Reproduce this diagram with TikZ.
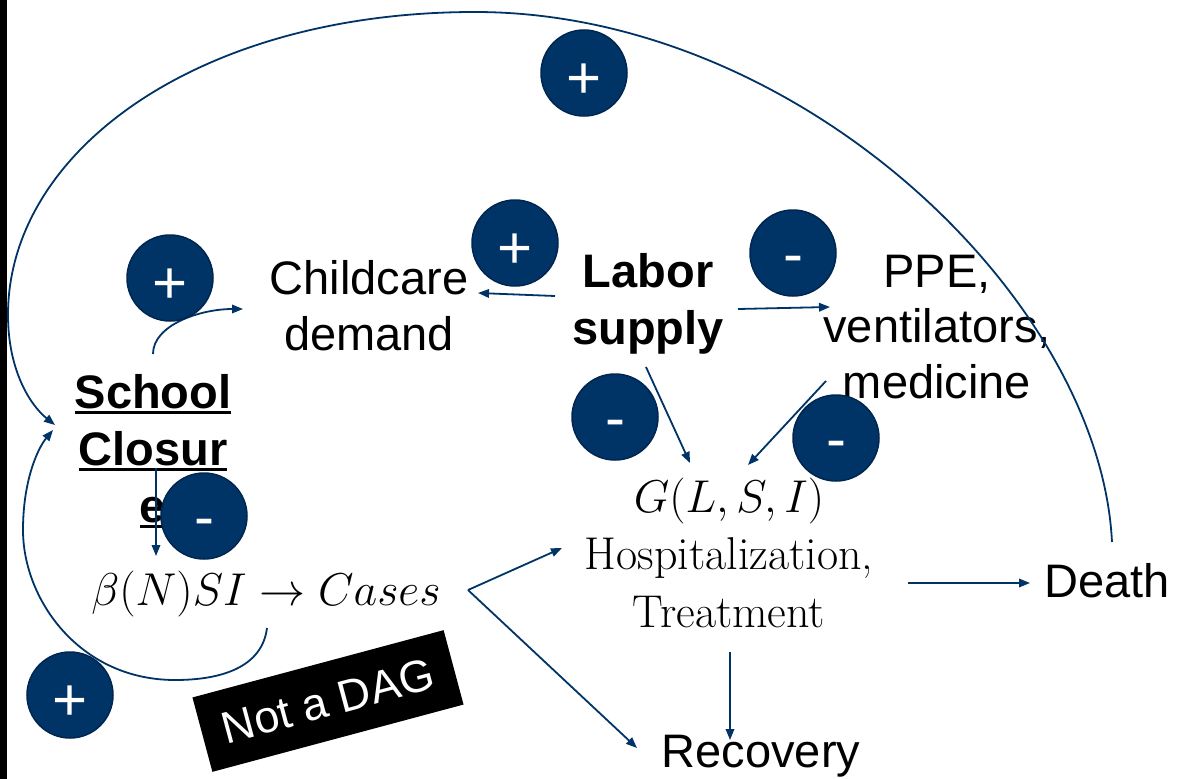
\RequirePackage{fix-cm}
\documentclass[tikz,border=0pt]{standalone}
\usepackage{fontspec}
\setsansfont{Liberation Sans}
\usetikzlibrary{arrows.meta}

\definecolor{navy}{RGB}{0,51,102}
\definecolor{navyedge}{RGB}{0,38,80}

% bold word with a thick rule under it
\newcommand\ulword[1]{\sbox0{#1}\rlap{\rule[-6pt]{\wd0}{3.5pt}}\usebox0}

\tikzset{
  lbl/.style={font=\sffamily\fontsize{47}{56}\selectfont, align=center, anchor=base, inner sep=0pt},
  lblbold/.style={lbl, font=\sffamily\bfseries\fontsize{47}{57}\selectfont},
  mathlbl/.style={font=\fontsize{46}{57.5}\selectfont, align=center, anchor=base, inner sep=0pt},
  sgn/.style={circle, fill=navy, draw=navyedge, line width=1.5pt, minimum size=86pt,
    inner sep=0pt, text=white, font=\sffamily\fontsize{60}{60}\selectfont},
  plus/.style={sgn, text height=50pt, text depth=0pt},
  minus/.style={sgn, text height=43pt, text depth=0pt},
  link/.style={draw=navy, line width=1.8pt, -{Triangle[length=11pt,width=8.5pt]}},
  dagbox/.style={fill=black, text=white, minimum width=260pt, minimum height=77pt,
    inner sep=0pt, font=\sffamily\fontsize{45}{45}\selectfont},
}

\begin{document}
\begin{tikzpicture}[x=1pt, y=-1pt]
\useasboundingbox (0,0) rectangle (1179,779);
\fill[black] (0,0) rectangle (7,779);

% variables (base = baseline of the last line)
\node[lblbold] (school) at (153,522) {\ulword{School}\\\ulword{Closur}\\\ulword{e}};
\node[lbl] (child) at (369,350) {Childcare\\demand};
\node[lblbold] (labor) at (648,344) {Labor\\supply};
\node[lbl, font=\sffamily\fontsize{47}{55.5}\selectfont] (ppe) at (937,398) {PPE,\\ventilators,\\medicine};
\node[mathlbl] (cases) at (266,605) {$\beta(N)SI\rightarrow Cases$};
\node[mathlbl] (hosp) at (729,627) {$G(L,S,I)$\\Hospitalization,\\Treatment};
\node[lbl] (death) at (1107,597) {Death};
\node[lbl] (recov) at (761,767) {Recovery};

% causal links
\draw[link] ([shift={(-93,-48)}]labor.base) -- ([shift={(109,-57)}]child.base);
\draw[link] ([shift={(90,-35)}]labor.base) -- ([shift={(-107,-91)}]ppe.base);
\draw[link] ([shift={(-2,23)}]labor.base) -- ([shift={(-39,-164)}]hosp.base);
\draw[link] ([shift={(-111,-17)}]ppe.base) -- ([shift={(19,-162)}]hosp.base);
\draw[link] ([shift={(0,-168)}]school.base) .. controls (153,325) and (200,309) .. ([shift={(-126,-41)}]child.base);
\draw[link] ([shift={(3,-54)}]school.base) -- ([shift={(-110,-49)}]cases.base);
\draw[link] ([shift={(202,-15)}]cases.base) -- ([shift={(-167,-79)}]hosp.base);
\draw[link] ([shift={(202,-15)}]cases.base) -- ([shift={(-124,-19)}]recov.base);
\draw[link] ([shift={(179,-44)}]hosp.base) -- ([shift={(-77,-14)}]death.base);
\draw[link] ([shift={(1,25)}]hosp.base) -- ([shift={(-31,-27)}]recov.base);

% feedback loops back into school closure
\draw[link] ([shift={(5,-55)}]death.base)
  .. controls (1100,300) and (800,12) .. (475,12)
  .. controls (200,12) and (8,150) .. (8,315)
  .. controls (8,370) and (30,405) .. ([shift={(-98,-97)}]school.base);
\draw[link] ([shift={(1,23)}]cases.base)
  .. controls (262,668) and (220,680) .. (175,680)
  .. controls (80,680) and (23,600) .. (23,530)
  .. controls (23,480) and (38,448) .. ([shift={(-100,-92)}]school.base);

% polarity markers
\node[plus]  (s1) at (584,73)  {+};
\node[plus]  (s2) at (170,278) {+};
\node[plus]  (s3) at (515,243) {+};
\node[minus] (s4) at (793,253) {-};
\node[minus] (s5) at (615,417) {-};
\node[minus] (s6) at (836,438) {-};
\node[minus] (s7) at (204,516) {-};
\node[plus]  (s8) at (70,695)  {+};

\node[dagbox, rotate=15] (dag) at (328,701) {Not a DAG};
\end{tikzpicture}
\end{document}
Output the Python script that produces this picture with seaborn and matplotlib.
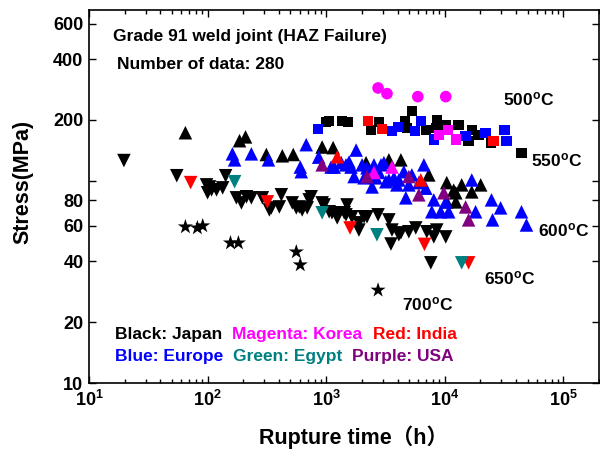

--------------------------------------------------

Transcribe each entry precisely as given, leaving the pictures out.

Reproduce this diagram with TikZ.
\RequirePackage{fix-cm}
\documentclass[tikz,border=0pt]{standalone}
\usepackage{fontspec}
\setsansfont{Liberation Sans}
\usetikzlibrary{arrows.meta}

\definecolor{navy}{RGB}{0,51,102}
\definecolor{navyedge}{RGB}{0,38,80}

% bold word with a thick rule under it
\newcommand\ulword[1]{\sbox0{#1}\rlap{\rule[-6pt]{\wd0}{3.5pt}}\usebox0}

\tikzset{
  lbl/.style={font=\sffamily\fontsize{47}{56}\selectfont, align=center, anchor=base, inner sep=0pt},
  lblbold/.style={lbl, font=\sffamily\bfseries\fontsize{47}{57}\selectfont},
  mathlbl/.style={font=\fontsize{46}{57.5}\selectfont, align=center, anchor=base, inner sep=0pt},
  sgn/.style={circle, fill=navy, draw=navyedge, line width=1.5pt, minimum size=86pt,
    inner sep=0pt, text=white, font=\sffamily\fontsize{60}{60}\selectfont},
  plus/.style={sgn, text height=50pt, text depth=0pt},
  minus/.style={sgn, text height=43pt, text depth=0pt},
  link/.style={draw=navy, line width=1.8pt, -{Triangle[length=11pt,width=8.5pt]}},
  dagbox/.style={fill=black, text=white, minimum width=260pt, minimum height=77pt,
    inner sep=0pt, font=\sffamily\fontsize{45}{45}\selectfont},
}

\begin{document}
\begin{tikzpicture}[x=1pt, y=-1pt]
\useasboundingbox (0,0) rectangle (1179,779);
\fill[black] (0,0) rectangle (7,779);

% variables (base = baseline of the last line)
\node[lblbold] (school) at (153,522) {\ulword{School}\\\ulword{Closur}\\\ulword{e}};
\node[lbl] (child) at (369,350) {Childcare\\demand};
\node[lblbold] (labor) at (648,344) {Labor\\supply};
\node[lbl, font=\sffamily\fontsize{47}{55.5}\selectfont] (ppe) at (937,398) {PPE,\\ventilators,\\medicine};
\node[mathlbl] (cases) at (266,605) {$\beta(N)SI\rightarrow Cases$};
\node[mathlbl] (hosp) at (729,627) {$G(L,S,I)$\\Hospitalization,\\Treatment};
\node[lbl] (death) at (1107,597) {Death};
\node[lbl] (recov) at (761,767) {Recovery};

% causal links
\draw[link] ([shift={(-93,-48)}]labor.base) -- ([shift={(109,-57)}]child.base);
\draw[link] ([shift={(90,-35)}]labor.base) -- ([shift={(-107,-91)}]ppe.base);
\draw[link] ([shift={(-2,23)}]labor.base) -- ([shift={(-39,-164)}]hosp.base);
\draw[link] ([shift={(-111,-17)}]ppe.base) -- ([shift={(19,-162)}]hosp.base);
\draw[link] ([shift={(0,-168)}]school.base) .. controls (153,325) and (200,309) .. ([shift={(-126,-41)}]child.base);
\draw[link] ([shift={(3,-54)}]school.base) -- ([shift={(-110,-49)}]cases.base);
\draw[link] ([shift={(202,-15)}]cases.base) -- ([shift={(-167,-79)}]hosp.base);
\draw[link] ([shift={(202,-15)}]cases.base) -- ([shift={(-124,-19)}]recov.base);
\draw[link] ([shift={(179,-44)}]hosp.base) -- ([shift={(-77,-14)}]death.base);
\draw[link] ([shift={(1,25)}]hosp.base) -- ([shift={(-31,-27)}]recov.base);

% feedback loops back into school closure
\draw[link] ([shift={(5,-55)}]death.base)
  .. controls (1100,300) and (800,12) .. (475,12)
  .. controls (200,12) and (8,150) .. (8,315)
  .. controls (8,370) and (30,405) .. ([shift={(-98,-97)}]school.base);
\draw[link] ([shift={(1,23)}]cases.base)
  .. controls (262,668) and (220,680) .. (175,680)
  .. controls (80,680) and (23,600) .. (23,530)
  .. controls (23,480) and (38,448) .. ([shift={(-100,-92)}]school.base);

% polarity markers
\node[plus]  (s1) at (584,73)  {+};
\node[plus]  (s2) at (170,278) {+};
\node[plus]  (s3) at (515,243) {+};
\node[minus] (s4) at (793,253) {-};
\node[minus] (s5) at (615,417) {-};
\node[minus] (s6) at (836,438) {-};
\node[minus] (s7) at (204,516) {-};
\node[plus]  (s8) at (70,695)  {+};

\node[dagbox, rotate=15] (dag) at (328,701) {Not a DAG};
\end{tikzpicture}
\end{document}
Output the Python script that produces this picture with seaborn and matplotlib.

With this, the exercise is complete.